This lush marsh south of Annapolis seems like an alien landscape - clear plastic bubbles dot the watery plain, with curved white pipes poking, periscope-like, out of the tall, green grass.
The odd-looking structures spread across Kirkpatrick Marsh are providing researchers with a peek into Earth's future, helping them understand how climate change could alter the world we live in.
For the past 23 years, Bert Drake and other scientists at the Smithsonian Environmental Research Center in Shady Side have been monitoring the growth of marsh grasses and plants encased in the clear plastic bubbles on the fringe of the Rhode River. Those patches have been fed a steady diet of air enriched with carbon dioxide - the gas scientists say is driving our climate toward irrevocable change as human activity spews more of it into the atmosphere.
What Drake and colleagues have found is good news, of a sort. These wetlands, which help protect the Chesapeake Bay from water pollution, might also offer some protection from the climate upheaval that experts expect to come with rising levels of carbon dioxide in the atmosphere.
Three-square, or scirpus olneyi, a sedge blanketing this salt marsh and commonly found throughout much of North America, grows thicker and faster as it's fed more carbon dioxide, Drake says.
Scientists have known for quite a while that plants generally grow better when exposed to air with higher-than-normal concentrations of carbon dioxide. But some shorter studies suggested that the plants' growth spurt would tail off after a few years. With funding at first from the Department of Energy and more recently from the U.S. Geological Survey, Drake and colleagues tested the long-term effects by piping carbon dioxide into chambers enclosing the marsh plants. The clear plastic allowed sunlight to penetrate, so plants' photosynthesis was not affected. The researchers enriched the air inside to double the level of CO2 in the open air outside - about how concentrated the gas might be in the Earth's atmosphere by the end of the century, Drake notes, given current increases from burning fossil fuels.
They compared the number and size of plants inside the chambers with patches of vegetation outside in the open air, and they checked the carbon-dioxide effect on another marsh plant, Spartina patens, or saltmeadow cordgrass, which is known not to respond to elevated levels of the gas.

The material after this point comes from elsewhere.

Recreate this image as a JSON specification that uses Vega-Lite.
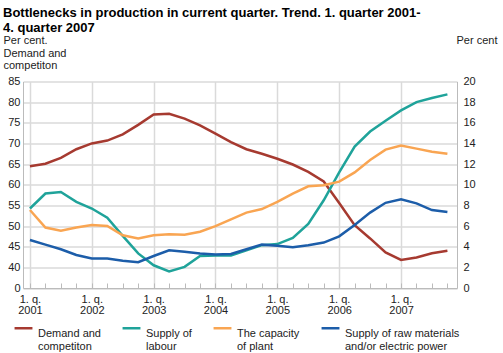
{
  "$schema": "https://vega.github.io/schema/vega-lite/v6.json",
  "autosize": "none",
  "padding": {"left": 23, "top": 81.5, "right": 46, "bottom": 65},
  "width": 434,
  "height": 206.5,
  "title": {
    "text": ["Bottlenecks in production in current quarter. Trend. 1. quarter 2001-", "4. quarter 2007"],
    "font": "Liberation Sans",
    "fontSize": 13,
    "fontWeight": "bold",
    "color": "#000000",
    "anchor": "start",
    "lineHeight": 15,
    "offset": 0,
    "frame": "bounds"
  },
  "config": {
    "view": {"stroke": null},
    "font": "Liberation Sans",
    "axis": {
      "labelFont": "Liberation Sans",
      "labelFontSize": 11,
      "labelColor": "#222222",
      "titleFont": "Liberation Sans",
      "titleFontSize": 11,
      "titleFontWeight": "normal",
      "titleColor": "#222222",
      "domainColor": "#bbbbbb",
      "tickColor": "#bbbbbb",
      "gridColor": "#dadada",
      "gridWidth": 1.5
    },
    "legend": {
      "labelFont": "Liberation Sans",
      "labelFontSize": 11,
      "labelColor": "#222222"
    }
  },
  "data": {
    "values": [
      {"q": 0, "series": "Demand and competiton", "value": 64.5},
      {"q": 1, "series": "Demand and competiton", "value": 65.1},
      {"q": 2, "series": "Demand and competiton", "value": 66.5},
      {"q": 3, "series": "Demand and competiton", "value": 68.6},
      {"q": 4, "series": "Demand and competiton", "value": 70.0},
      {"q": 5, "series": "Demand and competiton", "value": 70.7},
      {"q": 6, "series": "Demand and competiton", "value": 72.2},
      {"q": 7, "series": "Demand and competiton", "value": 74.5},
      {"q": 8, "series": "Demand and competiton", "value": 77.0},
      {"q": 9, "series": "Demand and competiton", "value": 77.2},
      {"q": 10, "series": "Demand and competiton", "value": 76.0},
      {"q": 11, "series": "Demand and competiton", "value": 74.4},
      {"q": 12, "series": "Demand and competiton", "value": 72.4},
      {"q": 13, "series": "Demand and competiton", "value": 70.3},
      {"q": 14, "series": "Demand and competiton", "value": 68.6},
      {"q": 15, "series": "Demand and competiton", "value": 67.5},
      {"q": 16, "series": "Demand and competiton", "value": 66.3},
      {"q": 17, "series": "Demand and competiton", "value": 64.9},
      {"q": 18, "series": "Demand and competiton", "value": 63.1},
      {"q": 19, "series": "Demand and competiton", "value": 60.8},
      {"q": 20, "series": "Demand and competiton", "value": 55.6},
      {"q": 21, "series": "Demand and competiton", "value": 50.2},
      {"q": 22, "series": "Demand and competiton", "value": 47.0},
      {"q": 23, "series": "Demand and competiton", "value": 43.6},
      {"q": 24, "series": "Demand and competiton", "value": 41.8},
      {"q": 25, "series": "Demand and competiton", "value": 42.4},
      {"q": 26, "series": "Demand and competiton", "value": 43.4},
      {"q": 27, "series": "Demand and competiton", "value": 44.0},
      {"q": 0, "series": "Supply of labour", "value": 7.7},
      {"q": 1, "series": "Supply of labour", "value": 9.15},
      {"q": 2, "series": "Supply of labour", "value": 9.3},
      {"q": 3, "series": "Supply of labour", "value": 8.35},
      {"q": 4, "series": "Supply of labour", "value": 7.7},
      {"q": 5, "series": "Supply of labour", "value": 6.8},
      {"q": 6, "series": "Supply of labour", "value": 5.05},
      {"q": 7, "series": "Supply of labour", "value": 3.35},
      {"q": 8, "series": "Supply of labour", "value": 2.2},
      {"q": 9, "series": "Supply of labour", "value": 1.6},
      {"q": 10, "series": "Supply of labour", "value": 2.05},
      {"q": 11, "series": "Supply of labour", "value": 3.1},
      {"q": 12, "series": "Supply of labour", "value": 3.15},
      {"q": 13, "series": "Supply of labour", "value": 3.15},
      {"q": 14, "series": "Supply of labour", "value": 3.65},
      {"q": 15, "series": "Supply of labour", "value": 4.15},
      {"q": 16, "series": "Supply of labour", "value": 4.25},
      {"q": 17, "series": "Supply of labour", "value": 4.85},
      {"q": 18, "series": "Supply of labour", "value": 6.2},
      {"q": 19, "series": "Supply of labour", "value": 8.5},
      {"q": 20, "series": "Supply of labour", "value": 11.2},
      {"q": 21, "series": "Supply of labour", "value": 13.7},
      {"q": 22, "series": "Supply of labour", "value": 15.15},
      {"q": 23, "series": "Supply of labour", "value": 16.2},
      {"q": 24, "series": "Supply of labour", "value": 17.2},
      {"q": 25, "series": "Supply of labour", "value": 18.0},
      {"q": 26, "series": "Supply of labour", "value": 18.4},
      {"q": 27, "series": "Supply of labour", "value": 18.75},
      {"q": 0, "series": "The capacity of plant", "value": 7.55},
      {"q": 1, "series": "The capacity of plant", "value": 5.85},
      {"q": 2, "series": "The capacity of plant", "value": 5.55},
      {"q": 3, "series": "The capacity of plant", "value": 5.85},
      {"q": 4, "series": "The capacity of plant", "value": 6.1},
      {"q": 5, "series": "The capacity of plant", "value": 6.0},
      {"q": 6, "series": "The capacity of plant", "value": 5.1},
      {"q": 7, "series": "The capacity of plant", "value": 4.8},
      {"q": 8, "series": "The capacity of plant", "value": 5.1},
      {"q": 9, "series": "The capacity of plant", "value": 5.2},
      {"q": 10, "series": "The capacity of plant", "value": 5.15},
      {"q": 11, "series": "The capacity of plant", "value": 5.45},
      {"q": 12, "series": "The capacity of plant", "value": 6.0},
      {"q": 13, "series": "The capacity of plant", "value": 6.65},
      {"q": 14, "series": "The capacity of plant", "value": 7.3},
      {"q": 15, "series": "The capacity of plant", "value": 7.65},
      {"q": 16, "series": "The capacity of plant", "value": 8.35},
      {"q": 17, "series": "The capacity of plant", "value": 9.15},
      {"q": 18, "series": "The capacity of plant", "value": 9.85},
      {"q": 19, "series": "The capacity of plant", "value": 9.95},
      {"q": 20, "series": "The capacity of plant", "value": 10.3},
      {"q": 21, "series": "The capacity of plant", "value": 11.2},
      {"q": 22, "series": "The capacity of plant", "value": 12.4},
      {"q": 23, "series": "The capacity of plant", "value": 13.4},
      {"q": 24, "series": "The capacity of plant", "value": 13.8},
      {"q": 25, "series": "The capacity of plant", "value": 13.5},
      {"q": 26, "series": "The capacity of plant", "value": 13.2},
      {"q": 27, "series": "The capacity of plant", "value": 13.0},
      {"q": 0, "series": "Supply of raw materials and/or electric power", "value": 4.65},
      {"q": 1, "series": "Supply of raw materials and/or electric power", "value": 4.2},
      {"q": 2, "series": "Supply of raw materials and/or electric power", "value": 3.75},
      {"q": 3, "series": "Supply of raw materials and/or electric power", "value": 3.2},
      {"q": 4, "series": "Supply of raw materials and/or electric power", "value": 2.85},
      {"q": 5, "series": "Supply of raw materials and/or electric power", "value": 2.85},
      {"q": 6, "series": "Supply of raw materials and/or electric power", "value": 2.65},
      {"q": 7, "series": "Supply of raw materials and/or electric power", "value": 2.5},
      {"q": 8, "series": "Supply of raw materials and/or electric power", "value": 3.1},
      {"q": 9, "series": "Supply of raw materials and/or electric power", "value": 3.65},
      {"q": 10, "series": "Supply of raw materials and/or electric power", "value": 3.5},
      {"q": 11, "series": "Supply of raw materials and/or electric power", "value": 3.35},
      {"q": 12, "series": "Supply of raw materials and/or electric power", "value": 3.25},
      {"q": 13, "series": "Supply of raw materials and/or electric power", "value": 3.3},
      {"q": 14, "series": "Supply of raw materials and/or electric power", "value": 3.75},
      {"q": 15, "series": "Supply of raw materials and/or electric power", "value": 4.2},
      {"q": 16, "series": "Supply of raw materials and/or electric power", "value": 4.1},
      {"q": 17, "series": "Supply of raw materials and/or electric power", "value": 3.95},
      {"q": 18, "series": "Supply of raw materials and/or electric power", "value": 4.15},
      {"q": 19, "series": "Supply of raw materials and/or electric power", "value": 4.4},
      {"q": 20, "series": "Supply of raw materials and/or electric power", "value": 5.0},
      {"q": 21, "series": "Supply of raw materials and/or electric power", "value": 6.1},
      {"q": 22, "series": "Supply of raw materials and/or electric power", "value": 7.3},
      {"q": 23, "series": "Supply of raw materials and/or electric power", "value": 8.25},
      {"q": 24, "series": "Supply of raw materials and/or electric power", "value": 8.6},
      {"q": 25, "series": "Supply of raw materials and/or electric power", "value": 8.2},
      {"q": 26, "series": "Supply of raw materials and/or electric power", "value": 7.55},
      {"q": 27, "series": "Supply of raw materials and/or electric power", "value": 7.35}
    ]
  },
  "encoding": {
    "x": {
      "field": "q",
      "type": "quantitative",
      "scale": {"domain": [-0.45, 27.62], "nice": false, "zero": false},
      "axis": {
        "title": null,
        "values": [0,1,2,3,4,5,6,7,8,9,10,11,12,13,14,15,16,17,18,19,20,21,22,23,24,25,26,27],
        "labelExpr": "datum.value % 4 == 0 ? ['1. q.', '' + (2001 + datum.value / 4)] : ''",
        "labelOverlap": false,
        "labelFlush": false,
        "labelBaseline": "top",
        "labelLineHeight": 11.5,
        "labelPadding": 10,
        "tickSize": -5,
        "grid": true,
        "gridColor": {"condition": {"test": "datum.value % 4 == 0", "value": "#dadada"}, "value": "transparent"}
      }
    },
    "color": {
      "field": "series",
      "type": "nominal",
      "scale": {
        "domain": ["Demand and competiton", "Supply of labour", "The capacity of plant", "Supply of raw materials and/or electric power"],
        "range": ["#a63a30", "#1fa39a", "#f9a552", "#1c5da9"]
      },
      "legend": {
        "title": null,
        "orient": "none",
        "legendX": -10,
        "legendY": 236,
        "direction": "horizontal",
        "columns": 4,
        "columnPadding": 16,
        "symbolType": "stroke",
        "symbolStrokeWidth": 2.5,
        "symbolSize": 320,
        "labelOffset": 4,
        "labelBaseline": "top",
        "labelLimit": 200,
        "labelExpr": "datum.label == 'Demand and competiton' ? ['Demand and', 'competiton'] : datum.label == 'Supply of labour' ? ['Supply of', 'labour'] : datum.label == 'The capacity of plant' ? ['The capacity', 'of plant'] : ['Supply of raw materials', 'and/or electric power']"
      }
    }
  },
  "layer": [
    {
      "transform": [{"filter": "datum.series == 'Demand and competiton'"}],
      "mark": {"type": "line", "strokeWidth": 2.5},
      "encoding": {
        "y": {
          "field": "value",
          "type": "quantitative",
          "scale": {"domain": [35, 85], "nice": false, "zero": false},
          "axis": {
            "orient": "left",
            "values": [35, 40, 45, 50, 55, 60, 65, 70, 75, 80, 85],
            "labelExpr": "datum.value == 35 ? '0' : datum.label",
            "grid": false,
            "ticks": false,
            "labelPadding": 3,
            "title": ["Per cent.", "Demand and", "competiton"],
            "titleAngle": 0,
            "titleAlign": "left",
            "titleBaseline": "top",
            "titleLineHeight": 12.5,
            "titleX": -20,
            "titleY": -47
          }
        }
      }
    },
    {
      "transform": [{"filter": "datum.series != 'Demand and competiton'"}],
      "mark": {"type": "line", "strokeWidth": 2.5},
      "encoding": {
        "y": {
          "field": "value",
          "type": "quantitative",
          "scale": {"domain": [0, 20], "nice": false},
          "axis": {
            "orient": "right",
            "values": [0, 2, 4, 6, 8, 10, 12, 14, 16, 18, 20],
            "grid": true,
            "ticks": false,
            "labelPadding": 6,
            "title": "Per cent",
            "titleAngle": 0,
            "titleAlign": "right",
            "titleBaseline": "top",
            "titleX": 40,
            "titleY": -47
          }
        }
      }
    }
  ],
  "resolve": {"scale": {"y": "independent"}}
}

Now, after more than two decades of tracking in the longest-running field study of its kind, Drake can say, "The bottom line is these plants have taken up a lot more carbon over the course of the study." And they don't become saturated.
Scientists have found similar responses in other plant communities. Drake and others have monitored a tract of scrub oak forest near Kennedy Space Center in Florida for more than a decade, and found the bushy trees also took off with a boost in carbon dioxide. Drake has been working recently with researchers setting up a parallel experiment in Norway on the edge of the Arctic.
But the Smithsonian scientist cautions that plants likely won't save the planet from gorging on greenhouse gases. That's because his research also has found that the marsh plants' growth really is controlled by several factors - the most important being how much water they get.
"It depends very much on rainfall. If there's no water, it can't work," he says of the marsh sedge's tendency to act like a carbon sponge.
That could be a problem, because scientists predict that climate shifts could disrupt precipitation patterns in this region. Rain and snow might fall more heavily in winter and spring, climate models indicate, but less frequently, coming in big storms followed by dry spells. Moisture in soil and plants also is likely to evaporate more readily as temperatures gradually climb.
"It's good news and bad news," concludes Drake. "It's great if the plants can take up CO2, but they may not be able to do that."
Patrick Megonigal, one of Drake's Smithsonian colleagues, has found similarly mixed news about the ability of marshes like this to cope with another climate-change impact - rising sea level.
Scientists have worried that as polar ice melts and the oceans warm, sea level will rise by several feet over the next century and could essentially drown wetlands, which serve as nature's kidneys. They filter nitrogen, phosphorus and sediment out of water draining off the land before they can foul rivers and bays like the Chesapeake.
But Megonigal and colleagues have learned that the same carbon dioxide believed to be fueling rising sea levels might also help salt marshes outgrow rising waters - for a time, anyway. The extra greenhouse gas stimulates root growth, building up the surface of the marsh. Kirkpatrick Marsh apparently has managed to survive in this spot for thousands of years even though sea level has been slowly rising.